WRITTEN REQUEST: Everything from the first line down to the line containing "import seaborn as sns" is to be retyped exactly, both ends included, with pictures left out.

DATA LINES:
===============
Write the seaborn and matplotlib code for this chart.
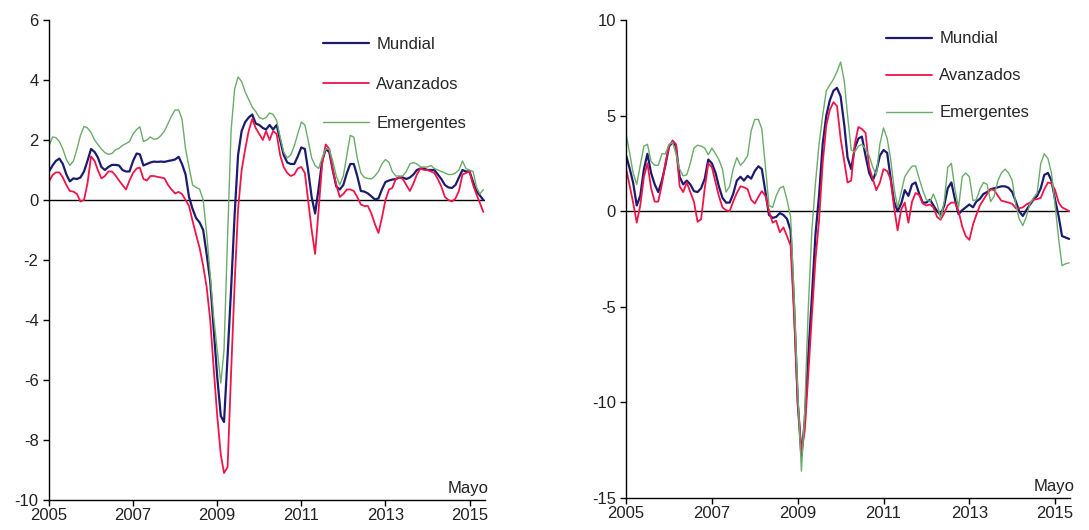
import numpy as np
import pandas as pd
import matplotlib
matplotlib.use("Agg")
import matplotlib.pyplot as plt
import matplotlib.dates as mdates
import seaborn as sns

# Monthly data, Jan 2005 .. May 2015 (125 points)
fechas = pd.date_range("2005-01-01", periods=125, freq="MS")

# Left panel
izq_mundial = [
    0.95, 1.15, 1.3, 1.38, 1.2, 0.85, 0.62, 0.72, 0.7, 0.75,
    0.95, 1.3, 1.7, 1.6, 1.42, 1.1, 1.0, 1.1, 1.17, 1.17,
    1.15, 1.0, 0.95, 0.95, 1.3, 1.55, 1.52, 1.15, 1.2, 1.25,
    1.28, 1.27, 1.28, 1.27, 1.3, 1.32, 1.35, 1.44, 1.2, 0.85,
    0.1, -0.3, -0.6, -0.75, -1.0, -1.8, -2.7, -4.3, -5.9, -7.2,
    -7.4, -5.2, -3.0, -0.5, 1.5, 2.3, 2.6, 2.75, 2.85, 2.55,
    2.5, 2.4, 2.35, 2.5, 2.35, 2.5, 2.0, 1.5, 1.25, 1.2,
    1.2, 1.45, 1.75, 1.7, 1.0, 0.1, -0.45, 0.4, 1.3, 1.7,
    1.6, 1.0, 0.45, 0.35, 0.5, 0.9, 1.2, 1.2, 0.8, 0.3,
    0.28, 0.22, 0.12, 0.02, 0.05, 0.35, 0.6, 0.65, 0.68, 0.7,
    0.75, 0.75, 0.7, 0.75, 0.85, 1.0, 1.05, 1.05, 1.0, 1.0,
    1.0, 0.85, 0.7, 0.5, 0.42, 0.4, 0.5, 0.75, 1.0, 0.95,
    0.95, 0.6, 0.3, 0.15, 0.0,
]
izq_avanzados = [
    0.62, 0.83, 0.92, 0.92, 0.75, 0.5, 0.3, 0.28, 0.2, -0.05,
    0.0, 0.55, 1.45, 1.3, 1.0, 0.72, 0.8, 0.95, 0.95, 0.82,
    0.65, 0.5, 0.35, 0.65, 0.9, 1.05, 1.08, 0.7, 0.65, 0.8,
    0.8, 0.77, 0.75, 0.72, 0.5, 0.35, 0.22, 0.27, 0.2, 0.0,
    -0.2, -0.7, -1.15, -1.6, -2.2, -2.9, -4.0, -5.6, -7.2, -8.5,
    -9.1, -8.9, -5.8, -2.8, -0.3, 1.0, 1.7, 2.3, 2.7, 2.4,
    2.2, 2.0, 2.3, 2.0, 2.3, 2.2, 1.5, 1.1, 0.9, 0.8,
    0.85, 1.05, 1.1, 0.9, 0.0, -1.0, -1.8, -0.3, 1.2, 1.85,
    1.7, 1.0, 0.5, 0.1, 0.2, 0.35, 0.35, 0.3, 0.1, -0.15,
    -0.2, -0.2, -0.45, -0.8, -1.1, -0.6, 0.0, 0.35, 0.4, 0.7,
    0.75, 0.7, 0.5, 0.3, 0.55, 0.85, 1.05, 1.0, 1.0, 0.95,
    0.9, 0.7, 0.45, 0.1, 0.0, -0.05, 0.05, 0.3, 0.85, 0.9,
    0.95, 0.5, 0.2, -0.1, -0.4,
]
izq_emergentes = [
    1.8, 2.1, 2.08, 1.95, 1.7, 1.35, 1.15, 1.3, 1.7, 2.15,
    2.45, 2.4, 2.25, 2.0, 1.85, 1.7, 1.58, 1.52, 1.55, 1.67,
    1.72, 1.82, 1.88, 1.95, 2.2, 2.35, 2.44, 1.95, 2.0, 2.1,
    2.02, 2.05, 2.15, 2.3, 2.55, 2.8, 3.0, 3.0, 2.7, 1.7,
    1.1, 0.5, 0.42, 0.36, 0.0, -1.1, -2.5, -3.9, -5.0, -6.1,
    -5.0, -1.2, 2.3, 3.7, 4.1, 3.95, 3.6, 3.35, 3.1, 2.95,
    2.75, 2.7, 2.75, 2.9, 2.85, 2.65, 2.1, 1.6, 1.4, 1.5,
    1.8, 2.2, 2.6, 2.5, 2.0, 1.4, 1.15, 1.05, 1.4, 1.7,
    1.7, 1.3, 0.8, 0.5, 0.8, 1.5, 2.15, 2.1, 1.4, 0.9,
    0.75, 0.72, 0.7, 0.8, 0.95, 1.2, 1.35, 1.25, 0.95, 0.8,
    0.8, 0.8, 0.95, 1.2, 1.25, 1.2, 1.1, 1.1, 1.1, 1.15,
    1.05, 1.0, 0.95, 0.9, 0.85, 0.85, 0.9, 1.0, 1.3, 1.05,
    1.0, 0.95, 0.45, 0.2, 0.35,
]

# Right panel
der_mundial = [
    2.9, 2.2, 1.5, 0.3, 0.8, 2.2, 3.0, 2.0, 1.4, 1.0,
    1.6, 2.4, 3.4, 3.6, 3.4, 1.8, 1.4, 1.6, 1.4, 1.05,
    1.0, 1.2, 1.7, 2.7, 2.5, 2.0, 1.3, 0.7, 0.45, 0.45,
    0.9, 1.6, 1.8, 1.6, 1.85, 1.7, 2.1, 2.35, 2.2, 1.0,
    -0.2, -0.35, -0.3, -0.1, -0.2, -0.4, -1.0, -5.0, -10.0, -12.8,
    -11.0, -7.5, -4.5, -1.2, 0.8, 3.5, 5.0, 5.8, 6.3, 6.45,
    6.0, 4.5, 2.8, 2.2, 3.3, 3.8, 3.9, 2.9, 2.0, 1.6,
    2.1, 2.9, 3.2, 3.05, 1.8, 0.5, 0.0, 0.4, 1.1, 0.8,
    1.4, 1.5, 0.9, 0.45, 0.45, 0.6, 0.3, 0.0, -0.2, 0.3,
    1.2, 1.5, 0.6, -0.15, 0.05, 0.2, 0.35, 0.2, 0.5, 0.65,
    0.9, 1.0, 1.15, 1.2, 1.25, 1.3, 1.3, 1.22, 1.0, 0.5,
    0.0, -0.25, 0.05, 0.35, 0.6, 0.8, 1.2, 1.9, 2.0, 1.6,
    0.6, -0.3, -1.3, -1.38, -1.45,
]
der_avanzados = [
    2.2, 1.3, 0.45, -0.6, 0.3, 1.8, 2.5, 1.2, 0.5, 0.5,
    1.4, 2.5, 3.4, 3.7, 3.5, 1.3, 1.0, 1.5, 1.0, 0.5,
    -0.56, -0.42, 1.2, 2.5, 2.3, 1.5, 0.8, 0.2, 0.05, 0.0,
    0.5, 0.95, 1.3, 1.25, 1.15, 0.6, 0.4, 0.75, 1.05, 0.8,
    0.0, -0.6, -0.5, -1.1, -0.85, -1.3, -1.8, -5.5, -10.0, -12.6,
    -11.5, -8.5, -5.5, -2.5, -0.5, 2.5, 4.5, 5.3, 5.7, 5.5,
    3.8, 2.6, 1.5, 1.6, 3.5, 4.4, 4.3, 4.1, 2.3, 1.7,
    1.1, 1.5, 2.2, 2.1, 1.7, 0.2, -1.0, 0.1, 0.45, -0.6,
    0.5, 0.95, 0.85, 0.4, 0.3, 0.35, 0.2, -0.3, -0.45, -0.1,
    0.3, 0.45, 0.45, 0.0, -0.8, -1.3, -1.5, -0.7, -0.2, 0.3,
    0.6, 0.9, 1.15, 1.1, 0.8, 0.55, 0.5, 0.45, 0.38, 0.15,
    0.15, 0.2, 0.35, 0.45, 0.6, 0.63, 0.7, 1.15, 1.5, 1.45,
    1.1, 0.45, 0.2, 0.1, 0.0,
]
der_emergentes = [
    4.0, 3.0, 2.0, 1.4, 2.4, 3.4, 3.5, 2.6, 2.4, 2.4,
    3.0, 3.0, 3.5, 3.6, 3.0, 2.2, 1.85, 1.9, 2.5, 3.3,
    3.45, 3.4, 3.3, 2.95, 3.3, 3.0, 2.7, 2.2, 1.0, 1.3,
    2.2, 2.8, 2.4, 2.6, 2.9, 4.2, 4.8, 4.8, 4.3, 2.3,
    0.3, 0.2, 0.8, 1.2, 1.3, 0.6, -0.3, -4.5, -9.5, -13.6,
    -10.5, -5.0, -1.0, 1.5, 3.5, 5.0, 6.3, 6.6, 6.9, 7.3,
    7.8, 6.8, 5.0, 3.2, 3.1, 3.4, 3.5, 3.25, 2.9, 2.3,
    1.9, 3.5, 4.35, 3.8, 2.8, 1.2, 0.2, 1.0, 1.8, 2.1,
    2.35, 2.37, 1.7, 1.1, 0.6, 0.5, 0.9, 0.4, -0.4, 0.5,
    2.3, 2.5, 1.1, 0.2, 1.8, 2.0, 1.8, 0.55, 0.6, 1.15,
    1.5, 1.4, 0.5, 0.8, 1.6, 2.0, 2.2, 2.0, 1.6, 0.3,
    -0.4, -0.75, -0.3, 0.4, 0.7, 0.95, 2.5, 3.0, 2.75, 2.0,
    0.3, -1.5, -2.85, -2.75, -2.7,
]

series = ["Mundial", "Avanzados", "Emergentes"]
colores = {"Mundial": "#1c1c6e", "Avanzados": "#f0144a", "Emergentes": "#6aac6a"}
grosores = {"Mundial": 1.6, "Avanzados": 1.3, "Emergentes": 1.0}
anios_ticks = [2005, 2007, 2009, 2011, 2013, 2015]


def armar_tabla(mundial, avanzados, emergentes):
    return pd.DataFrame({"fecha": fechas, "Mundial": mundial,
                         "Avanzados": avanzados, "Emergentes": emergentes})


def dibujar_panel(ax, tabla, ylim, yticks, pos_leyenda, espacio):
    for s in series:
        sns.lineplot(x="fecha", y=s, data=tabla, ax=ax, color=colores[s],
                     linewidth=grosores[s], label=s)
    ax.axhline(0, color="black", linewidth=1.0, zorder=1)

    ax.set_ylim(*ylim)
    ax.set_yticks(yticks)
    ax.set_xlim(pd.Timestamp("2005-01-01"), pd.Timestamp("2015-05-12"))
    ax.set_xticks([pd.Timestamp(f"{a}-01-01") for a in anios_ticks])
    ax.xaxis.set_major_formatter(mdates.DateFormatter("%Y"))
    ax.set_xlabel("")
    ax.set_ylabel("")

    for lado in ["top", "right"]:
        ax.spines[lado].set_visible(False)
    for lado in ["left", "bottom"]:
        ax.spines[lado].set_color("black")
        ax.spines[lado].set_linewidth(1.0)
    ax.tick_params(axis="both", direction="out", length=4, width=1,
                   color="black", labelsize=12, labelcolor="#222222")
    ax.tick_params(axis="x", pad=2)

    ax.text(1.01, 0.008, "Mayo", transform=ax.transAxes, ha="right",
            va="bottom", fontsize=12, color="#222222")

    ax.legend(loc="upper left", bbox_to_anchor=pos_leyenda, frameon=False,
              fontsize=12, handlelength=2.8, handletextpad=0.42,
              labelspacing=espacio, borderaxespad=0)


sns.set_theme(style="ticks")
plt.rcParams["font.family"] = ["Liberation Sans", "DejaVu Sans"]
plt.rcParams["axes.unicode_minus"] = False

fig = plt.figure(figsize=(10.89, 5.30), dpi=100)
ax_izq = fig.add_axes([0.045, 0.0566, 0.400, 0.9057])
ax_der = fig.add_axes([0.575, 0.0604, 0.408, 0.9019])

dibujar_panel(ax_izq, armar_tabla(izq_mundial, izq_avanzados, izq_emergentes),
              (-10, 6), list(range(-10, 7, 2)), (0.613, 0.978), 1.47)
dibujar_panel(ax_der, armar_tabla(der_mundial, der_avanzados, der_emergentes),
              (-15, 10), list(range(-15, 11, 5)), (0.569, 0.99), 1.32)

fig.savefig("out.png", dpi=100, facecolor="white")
===============
OUTPUT FOR THIS EXERCISE:
Write the seaborn and matplotlib code for this chart.
import numpy as np
import pandas as pd
import matplotlib
matplotlib.use("Agg")
import matplotlib.pyplot as plt
import matplotlib.dates as mdates
import seaborn as sns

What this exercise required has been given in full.